Harmonics (left) and mean position (right) for the SDOF-Oscillator with one-sided impact and negative cubic stiffness

Fig. 12.10

Subharmonic response for the SDOF-Oscillator with one-sided impact and negative cubic stiffness

12.6 Conclusion and Future Work

This paper presented a method for the calculation of FRFs under consideration of sub- and higher harmonics. For the solution a Continuation Method based on tangent prediction and Gauss-Newton/Levenberg-Marquardt correction is adopted. With these methods it was possible to calculate FRFs with remarkable influence of sub- and higher harmonics as well as sharp bends in solution curves leading to multiple solutions in certain frequency ranges.

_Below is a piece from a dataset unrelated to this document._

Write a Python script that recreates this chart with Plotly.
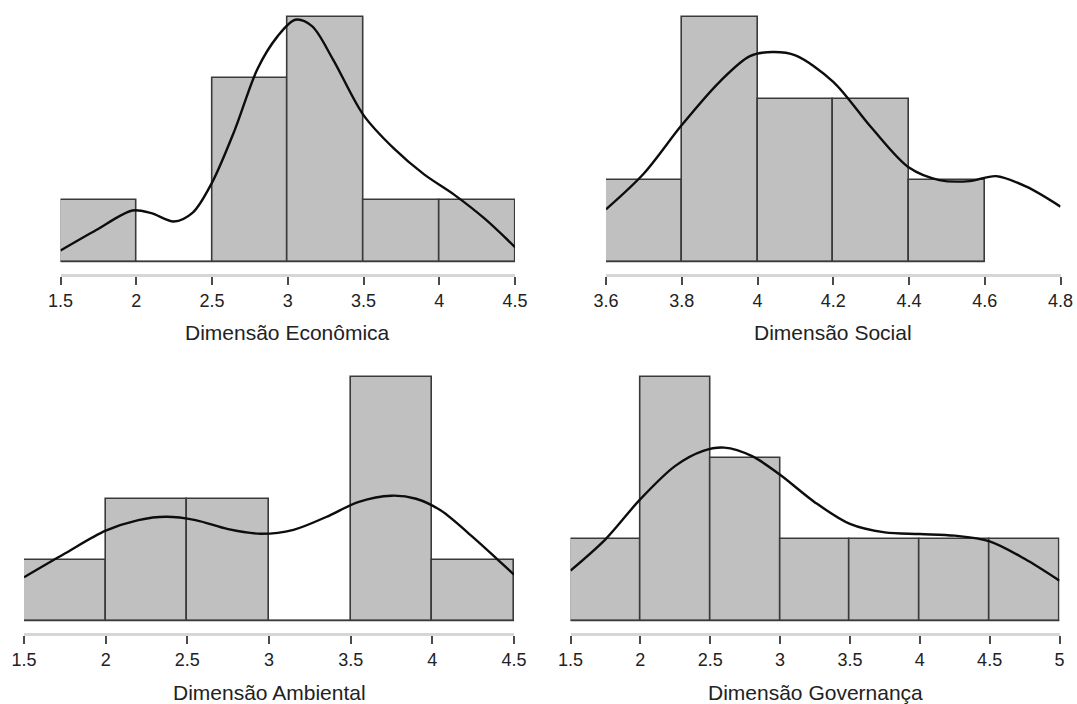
import plotly.graph_objects as go

W, H = 1077, 704

# ---- Dimensão Econômica ----
eco_edges = [1.5, 2.0, 2.5, 3.0, 3.5, 4.0, 4.5]
eco_counts = [1, 0, 3, 4, 1, 1]
eco_kde_x = [1.5, 1.736, 1.975, 2.1, 2.248, 2.373, 2.5, 2.65, 2.8, 2.93, 3.05,
             3.16, 3.3, 3.5, 3.7, 3.9, 4.1, 4.3, 4.5]
eco_kde_y = [0.036, 0.103, 0.167, 0.158, 0.131, 0.160, 0.258, 0.430, 0.630, 0.735, 0.791,
             0.770, 0.660, 0.479, 0.370, 0.285, 0.218, 0.140, 0.047]
eco_ticks = [1.5, 2, 2.5, 3, 3.5, 4, 4.5]

# ---- Dimensão Social ----
soc_edges = [3.6, 3.8, 4.0, 4.2, 4.4, 4.6]
soc_counts = [1, 3, 2, 2, 1]
soc_kde_x = [3.6, 3.7, 3.8, 3.9, 3.98, 4.04, 4.1, 4.2, 4.3, 4.4, 4.48,
             4.56, 4.63, 4.71, 4.8]
soc_kde_y = [0.356, 0.600, 0.930, 1.225, 1.400, 1.428, 1.405, 1.225, 0.915, 0.640, 0.555,
             0.548, 0.582, 0.510, 0.374]
soc_ticks = [3.6, 3.8, 4, 4.2, 4.4, 4.6, 4.8]

# ---- Dimensão Ambiental ----
amb_edges = [1.5, 2.0, 2.5, 3.0, 3.5, 4.0, 4.5]
amb_counts = [1, 2, 2, 0, 4, 1]
amb_kde_x = [1.5, 1.75, 2.0, 2.2, 2.37, 2.55, 2.75, 2.95, 3.15, 3.35, 3.55, 3.75,
             3.9, 4.05, 4.25, 4.4, 4.5]
amb_kde_y = [0.142, 0.220, 0.295, 0.330, 0.341, 0.330, 0.300, 0.285, 0.298, 0.340, 0.390, 0.410,
             0.400, 0.362, 0.273, 0.200, 0.151]
amb_ticks = [1.5, 2, 2.5, 3, 3.5, 4, 4.5]

# ---- Dimensão Governança ----
gov_edges = [1.5, 2.0, 2.5, 3.0, 3.5, 4.0, 4.5, 5.0]
gov_counts = [1, 3, 2, 1, 1, 1, 1]
gov_kde_x = [1.5, 1.75, 2.0, 2.25, 2.45, 2.6, 2.8, 3.0, 3.25, 3.5, 3.75, 4.0,
             4.25, 4.5, 4.75, 5.0]
gov_kde_y = [0.123, 0.200, 0.299, 0.381, 0.418, 0.426, 0.405, 0.359, 0.291, 0.238, 0.217, 0.213,
             0.209, 0.195, 0.152, 0.098]
gov_ticks = [1.5, 2, 2.5, 3, 3.5, 4, 4.5, 5]

titles = ["Dimensão Econômica", "Dimensão Social", "Dimensão Ambiental", "Dimensão Governança"]

FONT = "Liberation Sans, Arial, Helvetica, sans-serif"
BAR_FILL = "#c0c0c0"
BAR_EDGE = "#3a3a3a"
TEXT = "#222222"

# pixel frame of each panel: (x of first tick, x of last tick, bar top, bar baseline, axis line)
panels = [
    (eco_edges, eco_counts, eco_kde_x, eco_kde_y, eco_ticks, (60.5, 515.0, 17.0, 261.5, 274.0), 332),
    (soc_edges, soc_counts, soc_kde_x, soc_kde_y, soc_ticks, (606.0, 1060.5, 17.0, 261.5, 274.0), 332),
    (amb_edges, amb_counts, amb_kde_x, amb_kde_y, amb_ticks, (24.0, 514.0, 377.0, 620.5, 633.0), 692),
    (gov_edges, gov_counts, gov_kde_x, gov_kde_y, gov_ticks, (570.5, 1059.5, 377.0, 620.5, 633.0), 692),
]

fig = go.Figure()
annotations = []

for i, (edges, counts, kx, ky, ticks, frame, title_y) in enumerate(panels):
    k = "" if i == 0 else str(i + 1)
    xref, yref = "x" + k, "y" + k
    x0px, x1px, ytop, ybase, yaxis_px = frame

    n = sum(counts)
    widths = [edges[j + 1] - edges[j] for j in range(len(counts))]
    centers = [(edges[j] + edges[j + 1]) / 2 for j in range(len(counts))]
    dens = [c / (n * w) for c, w in zip(counts, widths)]
    dmax = max(dens)

    # baseline under all bins (also visible across empty bins)
    fig.add_trace(go.Scatter(x=[edges[0], edges[-1]], y=[0, 0], mode="lines",
                             line=dict(color=BAR_EDGE, width=1.6),
                             xaxis=xref, yaxis=yref, showlegend=False, hoverinfo="skip"))
    fig.add_trace(go.Bar(x=centers, y=dens, width=widths,
                         marker=dict(color=BAR_FILL, line=dict(color=BAR_EDGE, width=1.6)),
                         xaxis=xref, yaxis=yref, showlegend=False))
    fig.add_trace(go.Scatter(x=kx, y=ky, mode="lines",
                             line=dict(color="#0d0d0d", width=2.4, shape="spline", smoothing=0.9),
                             xaxis=xref, yaxis=yref, showlegend=False, cliponaxis=False))

    # vertical placement: zero on the baseline, the tallest bar at ytop
    pad = 4.0
    per_px = dmax / (ybase - ytop)
    y_lo = -(yaxis_px - ybase) * per_px
    y_hi = dmax + pad * per_px
    ydom = [1 - yaxis_px / H, 1 - (ytop - pad) / H]
    xdom = [x0px / W, x1px / W]

    fig.layout["xaxis" + k] = dict(
        domain=xdom, anchor=yref, range=[ticks[0], ticks[-1]], automargin=False,
        tickmode="array", tickvals=ticks, ticktext=[f"{t:g}" for t in ticks],
        showline=True, linecolor="#d6d6d6", linewidth=3,
        ticks="outside", ticklen=8, tickwidth=2, tickcolor="#4a4a4a",
        showgrid=False, zeroline=False,
        tickfont=dict(family=FONT, size=18, color=TEXT),
    )
    fig.layout["yaxis" + k] = dict(
        domain=ydom, anchor=xref, range=[y_lo, y_hi], automargin=False,
        visible=False, showgrid=False, zeroline=False,
    )
    annotations.append(dict(
        text=titles[i], xref="paper", yref="paper",
        x=(x0px + x1px) / 2 / W, y=1 - title_y / H,
        xanchor="center", yanchor="middle", showarrow=False,
        font=dict(family=FONT, size=21, color=TEXT),
    ))

fig.update_layout(
    width=W, height=H,
    margin=dict(l=0, r=0, t=0, b=0, autoexpand=False),
    paper_bgcolor="white", plot_bgcolor="rgba(0,0,0,0)",
    annotations=annotations,
    bargap=0,
    showlegend=False,
)

fig.write_html("out.html", config={"displayModeBar": False})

The comparison of the FRFs with results obtained by time integration shows that the amplitude and mean position are approximated accurately. Even when the vibrations are actually aperiodic, which was shown by the Lyapunov-Exponents, it is possible to find a decent approximation of the resonance frequency, the amplitude and mean position of the vibration. For some systems it is also interesting that the presented method can also find unstable solutions which are difficult to obtain e.g. with time integration. Nevertheless, in some applications it is of interest to determine whether the vibration is periodic or aperiodic, which obviously is not possible by harmonic approximation. Therefore, calculations in the time domain and Lyapunov-Exponents can be beneficial. Consequently, it is often necessary to use a combination of different methods to capture the overall dynamics of a nonlinear system correctly.

For future research the concept for calculation of FRFs can be extended to systems with multiple degrees of freedom. In this context also the calculation of backbone curves to capture frequency-energy dependency of nonlinear systems is interesting. Additionally, the influence of the modeling of the impact has to be examined and validated experimentally.